We have it on the very best of authority that the Moon is or will be inhabited by:
Selenites (HG Wells);
Moon Men (ERB);
"'...an accursed people, full of pride and lust...'" (CS Lewis' Ransom);
"'A great race, further advanced than we...'" (CSL's Filostrato);
Lunarians (adapted human beings) (Poul Anderson);
"...an ancient lunarian..." (John C. Wright, p. 43, see here).
Since Wright's novel is set in the distant future, we deduce that his lunarians are adapted human beings like Anderson's Lunarians, not lunar natives like the Selenites, Moon Men or accursed people/great race.

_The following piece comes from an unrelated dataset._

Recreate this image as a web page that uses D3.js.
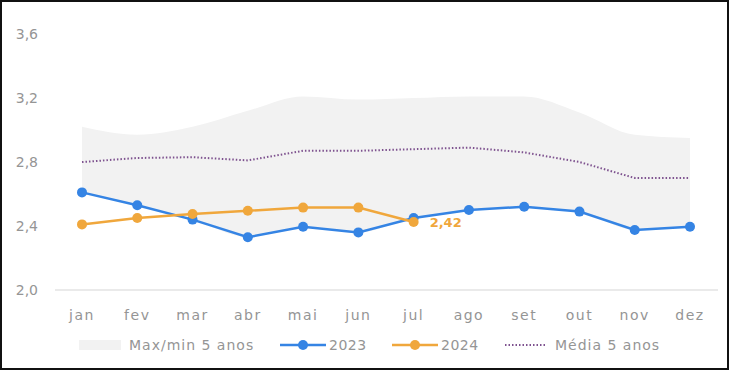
<!DOCTYPE html>
<html>
<head>
<meta charset="utf-8">
<script src="https://cdn.jsdelivr.net/npm/d3@7"></script>
<style>
  body { margin: 0; background: #fff; }
  text { font-family: "DejaVu Sans", sans-serif; }
</style>
</head>
<body>
<div id="graf"></div>
<script>
// dados
const meses = ["jan","fev","mar","abr","mai","jun","jul","ago","set","out","nov","dez"]
const serie2023 = [2.61, 2.53, 2.44, 2.33, 2.395, 2.36, 2.45, 2.50, 2.52, 2.49, 2.375, 2.395]
const serie2024 = [2.41, 2.45, 2.475, 2.495, 2.515, 2.515, 2.425]
const media5 = [2.80, 2.825, 2.83, 2.81, 2.87, 2.87, 2.88, 2.89, 2.86, 2.80, 2.70, 2.70]
const max5 = [3.02, 2.97, 3.02, 3.12, 3.21, 3.19, 3.20, 3.21, 3.21, 3.11, 2.97, 2.95]
const min5 = serie2023
const yTicks = [2.0, 2.4, 2.8, 3.2, 3.6]

const anchoTotal = 730, altoTotal = 371
const cinza = "#959595"

const svg = d3.select("#graf").append("svg")
  .attr("width", anchoTotal)
  .attr("height", altoTotal)

// moldura
svg.append("rect")
  .attr("x", 1).attr("y", 1)
  .attr("width", 727).attr("height", 368)
  .attr("fill", "none").attr("stroke", "#111").attr("stroke-width", 2)

// escaladores
const x = d3.scalePoint().domain(meses).range([82, 690])
const y = d3.scaleLinear().domain([2.0, 3.6]).range([290, 34])

const cores = { c2023: "#3584e4", c2024: "#f0a73c", media: "#7e528f", banda: "#f2f2f2" }

// banda max/min
const area = d3.area()
  .x((d, i) => x(meses[i]))
  .y0((d, i) => y(min5[i]))
  .y1(d => y(d))
  .curve(d3.curveMonotoneX)
svg.append("path").datum(max5).attr("d", area).attr("fill", cores.banda)

// linha base
svg.append("line")
  .attr("x1", 55).attr("x2", 718)
  .attr("y1", y(2.0)).attr("y2", y(2.0))
  .attr("stroke", "#e3e3e3").attr("stroke-width", 1.5)

// eixo Y
const fmt = d3.format(".1f")
svg.append("g").selectAll("text").data(yTicks).join("text")
  .attr("x", 38).attr("y", d => y(d))
  .attr("dy", "0.35em").attr("text-anchor", "end")
  .attr("font-size", 14).attr("fill", cinza)
  .text(d => fmt(d).replace(".", ","))

// eixo X
svg.append("g").selectAll("text").data(meses).join("text")
  .attr("x", d => x(d)).attr("y", 315)
  .attr("dy", "0.35em").attr("text-anchor", "middle")
  .attr("font-size", 14).attr("letter-spacing", 1.5).attr("fill", cinza)
  .text(d => d)

// media
const linha = d3.line().x((d, i) => x(meses[i])).y(d => y(d))
svg.append("path").datum(media5).attr("d", linha)
  .attr("fill", "none").attr("stroke", cores.media)
  .attr("stroke-width", 2).attr("stroke-dasharray", "1.5,2")

// series
const series = [[serie2023, cores.c2023], [serie2024, cores.c2024]]
series.forEach(([s, c]) => {
  svg.append("path").datum(s).attr("d", linha)
    .attr("fill", "none").attr("stroke", c).attr("stroke-width", 2.5)
  svg.append("g").selectAll("circle").data(s).join("circle")
    .attr("cx", (d, i) => x(meses[i])).attr("cy", d => y(d))
    .attr("r", 5).attr("fill", c)
})

// rotulo ultimo valor
const ult = serie2024.length - 1
svg.append("text")
  .attr("x", x(meses[ult]) + 16).attr("y", y(serie2024[ult]))
  .attr("dy", "0.35em").attr("font-size", 13).attr("font-weight", "bold")
  .attr("fill", cores.c2024)
  .text(serie2024[ult].toFixed(2).replace(".", ","))

// legenda
const leg = svg.append("g").attr("transform", "translate(0,345)")
leg.append("rect").attr("x", 79).attr("y", -5).attr("width", 42).attr("height", 10).attr("fill", cores.banda)
leg.append("text").attr("x", 129).attr("dy", "0.35em").attr("font-size", 14).attr("letter-spacing", 1).attr("fill", cinza).text("Max/min 5 anos")

const legItens = [[280, cores.c2023, "2023"], [392, cores.c2024, "2024"]]
legItens.forEach(([lx, c, t]) => {
  leg.append("line").attr("x1", lx).attr("x2", lx + 46).attr("stroke", c).attr("stroke-width", 2.5)
  leg.append("circle").attr("cx", lx + 23).attr("r", 5).attr("fill", c)
  leg.append("text").attr("x", lx + 49).attr("dy", "0.35em").attr("font-size", 14).attr("letter-spacing", 0.5).attr("fill", cinza).text(t)
})
leg.append("line").attr("x1", 505).attr("x2", 547)
  .attr("stroke", cores.media).attr("stroke-width", 2).attr("stroke-dasharray", "1.5,2")
leg.append("text").attr("x", 555).attr("dy", "0.35em").attr("font-size", 14).attr("letter-spacing", 1).attr("fill", cinza).text("Média 5 anos")
</script>
</body>
</html>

Sometimes, Poul Anderson alone covers every possibility. At other times, he and his colleagues do it together.
5 comments:
Kaor, Paul!
I too wondered if Wright's "lunarians" were human beings genetically adapted for living on the Moon. Analogous to Anderson's Lunarians.
Sean
Sean,
And, of course, I omitted unmodified Terrestrials in domes in the Future History and the Technic History.
Michael Moorcock's DANCERS AT THE END OF TIME also counts as CUTTING EDGE. When a Dancer visits the 19th century and returns home, he tells his contemporaries, "I really think that no one in that era was acting! If someone looked old, the he was old..."
Paul.
Kaor, Paul!
I would add as well that the gravity control mastered by Technic Civilization enabled unmodified humans to live on the Moon.
I've never read Moorcock's DANCERS AT THE END OF TIME. Even given "immortality," or simply a very long life, I have wondered if it might be possible to tell if such a person was not TRULY young. Perhaps something about his body language or eyes would give that away?
Sean
Sean,
Deffo. Check out what Captain Argens says of the civil monitor in Chapter XVII of WORLD WITHOUT STARS.
Paul.
Kaor, Paul!
Found it! The relevant text from Chapter XVII of WORLD WITHOUT STARS is: "There was something about him-- After a minute I recognized it. He looked as youthful as I did, but he had the manner of beings I have met who cannot be immortalized and have grown gray."
And I remembered it being mentioned in WORLD WITHOUT STARS that some intelligent races could not be "immortalized."